The latest Ministry of Agriculture and Forestry forecasts for the year ending June 2003 indicate dairy farmers' gross income -- from a "model" farm of 96ha -- will slump 23.8 percent to $355,680 in the year to June 2003, and the net trading profit after tax will plunge 61 percent from $191,025 in the June 2002 year to $74,335 in June 2003.

A sheep and beef farm of 590ha will drop in gross income by 10 percent to $306,176, but its after-tax net trading profit will drop 47 percent from $112,006 this year to $59,329 in June 2003.

A Hawke's Bay pipfruit orchard of 12ha is forecast to have a drop of 12 percent in gross income to $480,000 in June 2003, but its after tax profit will drop 76 percent, from $96,568 to $22,862.

In the South Island, a deer farm of 180ha will drop 14.8 percent in gross income, to $230,676, in June 2003, but the after-tax net trading profit on the property will plunge 50.8 percent from $122,415 to $60,205.

To compensate, farmers and orchardists plan to spend less on capital items, such as tractors, and development, MAF senior policy analyst Chris Ward said.

"Farmers are concerned that drought conditions could develop this summer as an El Nino weather pattern strengthens," he said.

Irrigation had begun early and there were good flows in rivers used for irrigation.

This year's colder-than-usual spring was also depressing pasture growth.

As a result, milksolids and meat production could be down between 2 percent and 5 percent for the year.

Horticultural grape, stonefruit and apple crops have been hit hard by frosts, especially in Hawke's Bay, while in Canterbury fruit was damaged by hail over the weekend.

The apple crop could be down 20 percent nationally and the grape harvest down by 15 percent.

Dairy farmers are bracing themselves for a substantially lower ($3.70/kg versus $5.30/kg) milksolids payout, which had slowed the rate of dairy conversions and cow prices had fallen, in some cases by 45 percent.
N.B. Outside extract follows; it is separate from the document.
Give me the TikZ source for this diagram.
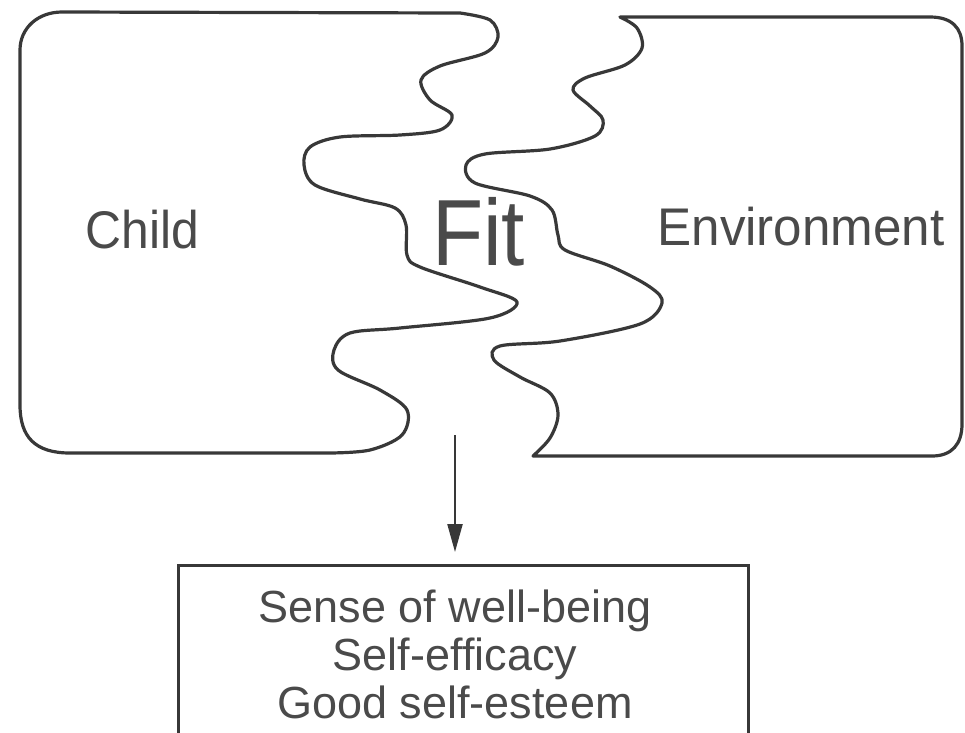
\documentclass[tikz,border=0pt]{standalone}
\usepackage{fontspec}
\setmainfont{Liberation Sans}
\usetikzlibrary{arrows.meta}
\definecolor{inkline}{HTML}{383838}
\definecolor{inktext}{HTML}{4A4A4A}
\tikzset{
  blob/.style={draw=inkline, line width=3.2pt, line join=round, line cap=round},
  wavy/.style={smooth, tension=0.55},
  biglabel/.style={text=inktext, inner sep=0pt, anchor=base, font=\fontsize{53}{60}\selectfont},
  fitlabel/.style={text=inktext, inner sep=0pt, anchor=base, font=\fontsize{94}{100}\selectfont},
  outbox/.style={draw=inkline, line width=2.8pt, inner sep=0pt, anchor=north west},
  outtext/.style={text=inktext, inner sep=0pt, align=center, font=\fontsize{45}{48}\selectfont},
  flowarrow/.style={draw=inkline, line width=2.2pt, -{Triangle[length=28pt,width=15pt]}}
}
\begin{document}
\begin{tikzpicture}[x=1pt,y=-1pt]
\useasboundingbox (0,0) rectangle (965,732);
\clip (0,0) rectangle (965,732);
\fill[white] (0,0) rectangle (965,732);

% Child shape
\draw[blob] plot[wavy] coordinates {
  (460,13) (490,20) (498,37) (485,53) (440,66) (421,80) (430,100) (452,115)
  (440,130) (400,135) (340,137) (310,147) (304,165) (315,185) (360,199)
  (395,208) (406,225) (407,255) (420,267) (480,287) (517,302) (490,318)
  (400,328) (350,333) (334,350) (338,370) (380,390) (407,410) (402,435)
  (370,450) (330,453)}
  -- (70,453) .. controls (35,453) and (20,437) .. (20,405)
  -- (20,50) .. controls (20,28) and (38,12) .. (62,12) -- cycle;

% Environment shape
\draw[blob] plot[wavy] coordinates {
  (620,17) (637,28) (642,48) (625,65) (585,78) (573,90) (590,106) (603,120)
  (595,136) (550,149) (485,154) (466,165) (475,183) (530,196) (552,210)
  (558,235) (565,250) (610,266) (650,287) (662,303) (640,324) (560,341)
  (500,346) (494,360) (520,377) (550,393) (558,415) (550,438) (533,456)}
  -- (932,456) .. controls (952,456) and (962,444) .. (962,424)
  -- (962,46) .. controls (962,28) and (952,17) .. (930,17) -- cycle;

% labels
\node[biglabel] (child) at (142.5,248) {\scalebox{0.94}[1]{Child}};
\node[biglabel] (env) at (801,245) {\scalebox{0.965}[1]{Environment}};
\node[fitlabel] (fit) at (478.5,265) {\scalebox{0.89}[1]{Fit}};

% outcome box
\node[outbox, minimum width=570pt, minimum height=200pt] (box) at (177,564) {};
\node[outtext, anchor=base] (outcomes) at (455,718) {Sense of well-being\\Self-efficacy\\Good self-esteem};

% arrow
\coordinate (src) at (455,435);
\draw[flowarrow, shorten >=12pt] (src) -- (src |- box.north);
\end{tikzpicture}
\end{document}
Land prices so far have not fallen dramatically. The national dairy farm model shows a 24 percent drop in gross revenue for 2002/03. Deer farmers also expect a much lower schedule of prices with the price for a top-grade AP 60kg stag expected to drop from $8.05/kg in 2001/02 to $5.50/kg in 2002/03 (a fall of nearly 32 percent). This will significantly hurt deer farm incomes. Sheep and beef farmers are expected to fare relatively better, with a 10 percent drop in gross revenue. This reflects price drops of 10 percent for lambs and 12 percent for cattle, offset by higher wool prices. The outlook for grain crops looks good.

The price outlook is high due to droughts raging in Australia and the USA. Arable farmers have enjoyed a dry spring allowing for cultivation but crops need some warmth now. Small seed production has expanded, which should mean more grazing is available once seed has been harvested. Many farmers have re-estimated their provisional tax payments downwards. These payments are due in the current financial year.